4 families of Montford Point Marines receive Congressional Gold Medals

The Montford Point Marines were the first African American men to integrate the Marine Corps in 1942 during WWII.

ByKatie Katro KGO logo
Saturday, July 9, 2022
4 families of Montford Point Marines receive Congressional Gold Medals
Due to segregation, the men were not allowed to train at Camp LeJeune with their white counterparts. Instead, they were placed in a field in Montford, North Carolina.

PHILADELPHIA -- Four families of Montford Point Marines were awarded Congressional Gold Medals Saturday during a celebration at the Corporal Michael J. Crescenz VA Medical Center in Philadelphia.

The recipients were Colonel Herbert L. Brewer, Corporal Guy Russell Johnson, Pfc Thomas Edison Warren, and Pfc William Clerence Green.

The later Colonel Herbert L. Brewer was the U.S. Marine Corps' first-ever African American Colonel.

The Montford Point Marines were the first African American recruits to join the Marine Corps in 1942 during WWII.

Due to segregation, the men were not allowed to train at Camp LeJeune with their white counterparts. Instead, they were placed in a remote section of the North Carolina base called Camp Montford Point.

There they were instructed to build their own barracks and dig their own trenches.

Guy Russel Johnson Jr., received a medal on behalf of his father.

"Amazing story of these men who went to war for a country that at that time wasn't even close to fighting for them," said Johnson Jr.

"In 2012 just over 10 years ago, the United States Congress awarded the congressional gold medal collectively to the first African American Marines, and today we awarded four replicas of that medal to four families in the Philadelphia area," said Joseph Geeter, Past National President, with National Montford Point Marine Association, Inc.

Deborah Brown received a medal on behalf of her father.
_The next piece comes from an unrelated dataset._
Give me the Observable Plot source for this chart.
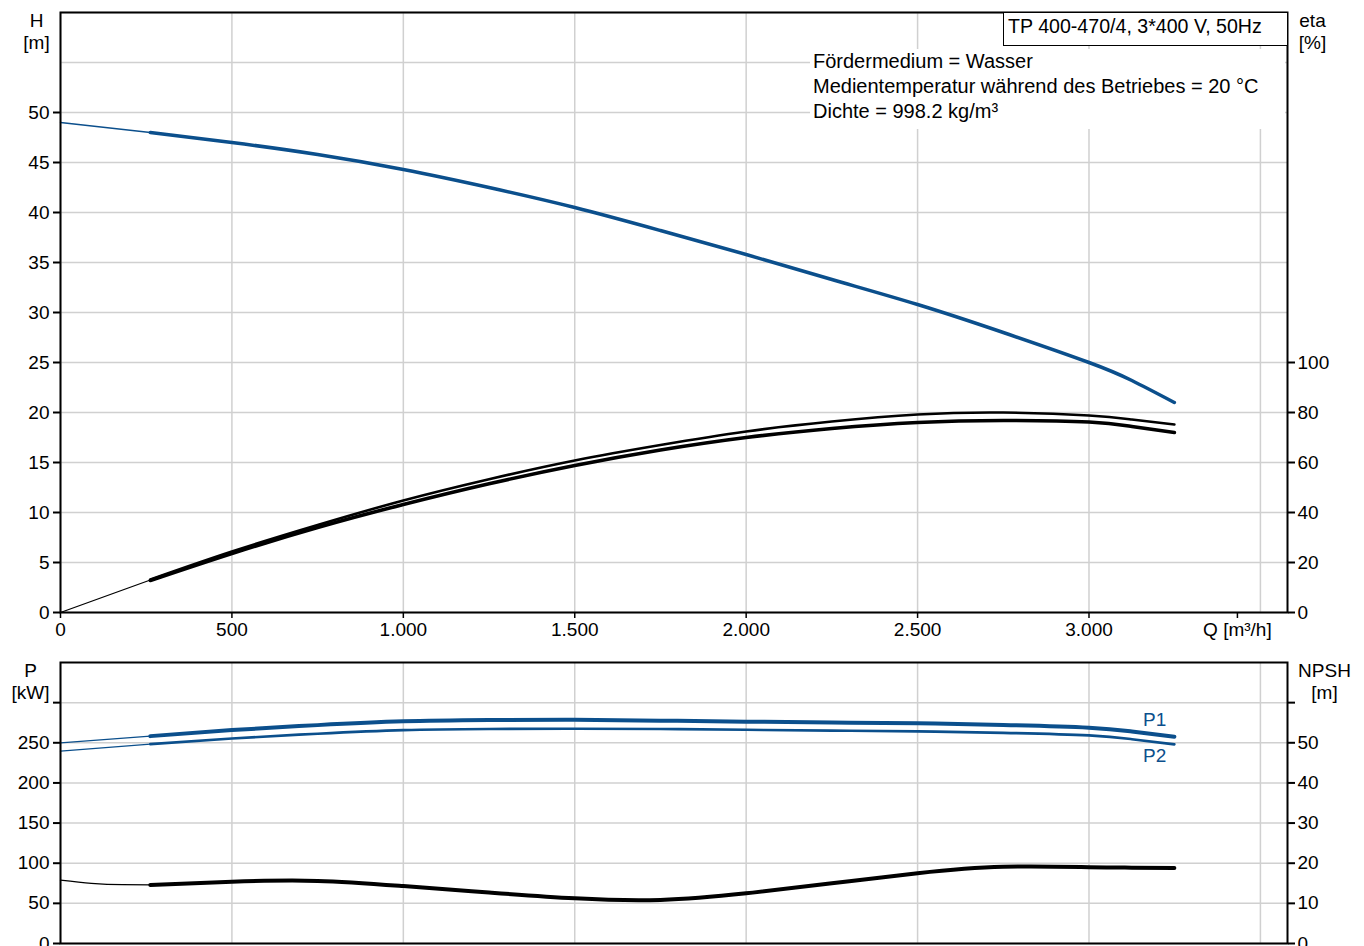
<!DOCTYPE html>
<html>
<head>
<meta charset="utf-8">
<script src="https://cdn.jsdelivr.net/npm/d3@7"></script>
<script src="https://cdn.jsdelivr.net/npm/@observablehq/plot@0.6"></script>
<style>
  html, body { margin: 0; padding: 0; background: white; overflow: hidden; }
  #wrap { position: relative; width: 1364px; height: 946px; font-family: "Liberation Sans", Arial, sans-serif; }
  #wrap svg { display: block; }
  .titlebox { position: absolute; left: 1003px; top: 12px; width: 279px; height: 32px; border: 1px solid #000; background: #fff; font-size: 19.6px; line-height: 26px; padding-left: 4px; white-space: nowrap; }
  .infobox { position: absolute; left: 810px; top: 49px; width: 472px; height: 80px; background: #fff; font-size: 20px; line-height: 25px; padding-left: 3px; white-space: nowrap; }
</style>
</head>
<body>
<div id="wrap">
  <div id="topPanel"></div>
  <div id="bottomPanel"></div>
  <div class="titlebox">TP 400-470/4, 3*400 V, 50Hz</div>
  <div class="infobox">Fördermedium = Wasser<br>Medientemperatur während des Betriebes = 20 °C<br>Dichte = 998.2 kg/m³</div>
</div>
<script>
// ---------- data ----------
const xTicks = [0, 500, 1000, 1500, 2000, 2500, 3000, 3500];
const xTickLabels = ["0", "500", "1.000", "1.500", "2.000", "2.500", "3.000", "Q [m³/h]"];
const hGridTicks = [0, 5, 10, 15, 20, 25, 30, 35, 40, 45, 50, 55, 60];
const hTicks = [0, 5, 10, 15, 20, 25, 30, 35, 40, 45, 50];
const etaTicks = [0, 20, 40, 60, 80, 100];
const etaPerH = 4;          // eta axis: 100 % at H = 25 m
const pTicks = [0, 50, 100, 150, 200, 250, 300];
const pTickLabels = ["0", "50", "100", "150", "200", "250", ""];
const npshTickLabels = ["0", "10", "20", "30", "40", "50", ""];
const pPerNpsh = 5;         // NPSH axis: 50 m at P = 250 kW

// thin (extrapolated) start segments
const qStart = [0, 262];
const headStart = [49.0, 48.0];
const etaStart = [0, 13.0];
const p1Start = [250, 258.3];
const p2Start = [239.6, 248.3];
const qNpshStart = [0, 90, 180, 262];
const npshStart = [15.8, 15.0, 14.65, 14.6];

// main curves
const qMain = [262, 500, 750, 1000, 1250, 1500, 1750, 2000, 2250, 2500, 2750, 3000, 3125, 3249];
const head = [48.0, 47.0, 45.8, 44.3, 42.5, 40.5, 38.2, 35.8, 33.3, 30.8, 28.0, 25.0, 23.2, 21.0];
const etaUpper = [13.2, 24.4, 35.0, 44.8, 53.3, 60.8, 67.0, 72.4, 76.4, 79.2, 80.0, 78.8, 77.2, 75.2];
const etaLower = [12.8, 23.6, 34.0, 43.2, 51.5, 58.8, 65.0, 70.0, 73.6, 76.0, 76.8, 76.2, 74.4, 72.0];
const p1 = [258.3, 265.8, 272.0, 276.7, 278.3, 278.7, 277.6, 276.3, 275.2, 274.2, 272.2, 268.8, 264.0, 257.5];
const p2 = [248.3, 255.4, 261.3, 265.8, 267.2, 267.5, 267.2, 266.2, 265.2, 264.2, 262.4, 259.2, 254.5, 248.0];
const npsh = [14.6, 15.4, 15.6, 14.3, 12.7, 11.25, 10.85, 12.5, 15.0, 17.5, 19.1, 19.0, 18.9, 18.8];

const seriesLabels = ["P1", "P2"];

// ---------- tables ----------
const tbl = (qs, vs, f = v => v) => qs.map((q, i) => ({q, v: f(vs[i])}));
const blue = "#0b4f8c";
const gridColor = "#d0d0d0";
const font = "'Liberation Sans', Arial, sans-serif";
const xLabel = d => xTickLabels[xTicks.indexOf(d)];
const curve = "natural";

const common = {
  width: 1364,
  marginLeft: 60,
  marginRight: 77,
  x: {domain: [0, 3579], axis: null},
  style: {fontFamily: font, fontSize: "19px", color: "#000", background: "white", overflow: "visible"}
};

// ---------- top panel ----------
const topChart = Plot.plot({
  ...common,
  height: 645,
  marginTop: 12,
  marginBottom: 33,
  y: {domain: [0, 60], axis: null},
  marks: [
    Plot.gridX(xTicks, {stroke: gridColor, strokeOpacity: 1, strokeWidth: 1.5}),
    Plot.gridY(hGridTicks, {stroke: gridColor, strokeOpacity: 1, strokeWidth: 1.5}),
    Plot.line(tbl(qStart, headStart), {x: "q", y: "v", stroke: blue, strokeWidth: 1.3}),
    Plot.line(tbl(qStart, etaStart, e => e / etaPerH), {x: "q", y: "v", stroke: "#000", strokeWidth: 1.3}),
    Plot.line(tbl(qMain, etaUpper, e => e / etaPerH), {x: "q", y: "v", stroke: "#000", strokeWidth: 2.6, curve}),
    Plot.line(tbl(qMain, etaLower, e => e / etaPerH), {x: "q", y: "v", stroke: "#000", strokeWidth: 3.6, curve}),
    Plot.line(tbl(qMain, head), {x: "q", y: "v", stroke: blue, strokeWidth: 3.5, curve}),
    Plot.frame({stroke: "#000", strokeWidth: 2}),
    Plot.axisX(xTicks.slice(0, 7), {anchor: "bottom", tickSize: 6, tickPadding: 4, strokeWidth: 1.5, tickFormat: xLabel, label: null, fontSize: 19}),
    Plot.axisX([3500], {anchor: "bottom", tickSize: 6, tickPadding: 4, strokeWidth: 1.5, tickFormat: xLabel, label: null, fontSize: 19, dx: -23}),
    Plot.axisY(hTicks, {anchor: "left", tickSize: 7, tickPadding: 4, strokeWidth: 2, label: null, fontSize: 19}),
    Plot.axisY(etaTicks.map(e => e / etaPerH), {anchor: "right", tickSize: 7, tickPadding: 3, strokeWidth: 2, tickFormat: d => String(Math.round(d * etaPerH)), label: null, fontSize: 19}),
    Plot.text(["H\n[m]"], {frameAnchor: "top-left", dx: -24, dy: -1, lineAnchor: "top", textAnchor: "middle", lineHeight: 1.15, fontSize: 19}),
    Plot.text(["eta\n[%]"], {frameAnchor: "top-right", dx: 25, dy: -1, lineAnchor: "top", textAnchor: "middle", lineHeight: 1.15, fontSize: 19})
  ]
});
document.getElementById("topPanel").append(topChart);

// ---------- bottom panel ----------
const p1Tbl = tbl(qMain, p1);
const p2Tbl = tbl(qMain, p2);
const bottomChart = Plot.plot({
  ...common,
  height: 328,
  marginTop: 17,
  marginBottom: 30,
  y: {domain: [0, 350], axis: null},
  marks: [
    Plot.gridX(xTicks, {stroke: gridColor, strokeOpacity: 1, strokeWidth: 1.5}),
    Plot.gridY(pTicks, {stroke: gridColor, strokeOpacity: 1, strokeWidth: 1.5}),
    Plot.line(tbl(qStart, p1Start), {x: "q", y: "v", stroke: blue, strokeWidth: 1.3}),
    Plot.line(tbl(qStart, p2Start), {x: "q", y: "v", stroke: blue, strokeWidth: 1.3}),
    Plot.line(tbl(qNpshStart, npshStart, n => n * pPerNpsh), {x: "q", y: "v", stroke: "#000", strokeWidth: 1.3, curve: "monotone-x"}),
    Plot.line(tbl(qMain, npsh, n => n * pPerNpsh), {x: "q", y: "v", stroke: "#000", strokeWidth: 4, curve}),
    Plot.line(p2Tbl, {x: "q", y: "v", stroke: blue, strokeWidth: 2.6, curve}),
    Plot.line(p1Tbl, {x: "q", y: "v", stroke: blue, strokeWidth: 4, curve}),
    Plot.text([p1Tbl[p1Tbl.length - 1]], {x: "q", y: "v", text: () => seriesLabels[0], fill: blue, textAnchor: "end", dx: -8, dy: -17, fontSize: 19}),
    Plot.text([p2Tbl[p2Tbl.length - 1]], {x: "q", y: "v", text: () => seriesLabels[1], fill: blue, textAnchor: "end", dx: -8, dy: 12, fontSize: 19}),
    Plot.frame({stroke: "#000", strokeWidth: 2}),
    Plot.axisY(pTicks, {anchor: "left", tickSize: 7, tickPadding: 4, strokeWidth: 2, tickFormat: d => pTickLabels[pTicks.indexOf(d)], label: null, fontSize: 19}),
    Plot.axisY(pTicks, {anchor: "right", tickSize: 7, tickPadding: 3, strokeWidth: 2, tickFormat: d => npshTickLabels[pTicks.indexOf(d)], label: null, fontSize: 19}),
    Plot.text(["P\n[kW]"], {frameAnchor: "top-left", dx: -30, dy: -1, lineAnchor: "top", textAnchor: "middle", lineHeight: 1.15, fontSize: 19}),
    Plot.text(["NPSH\n[m]"], {frameAnchor: "top-right", dx: 37, dy: -1, lineAnchor: "top", textAnchor: "middle", lineHeight: 1.15, fontSize: 19})
  ]
});
document.getElementById("bottomPanel").append(bottomChart);
</script>
</body>
</html>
Brown said she heard her father was eligible for the gold medal, through Action News.

"It is amazing, I'm just sorry that he's not here to witness it personally, but in my heart, I know that both he and my mother are with me today," said Brown.

David Jones Jr. said he received the award on behalf of his grandfather.

"To find out that you have an exceptional human being in your family, and that he's also a role model I mean that's the gravy," said Jones, Jr.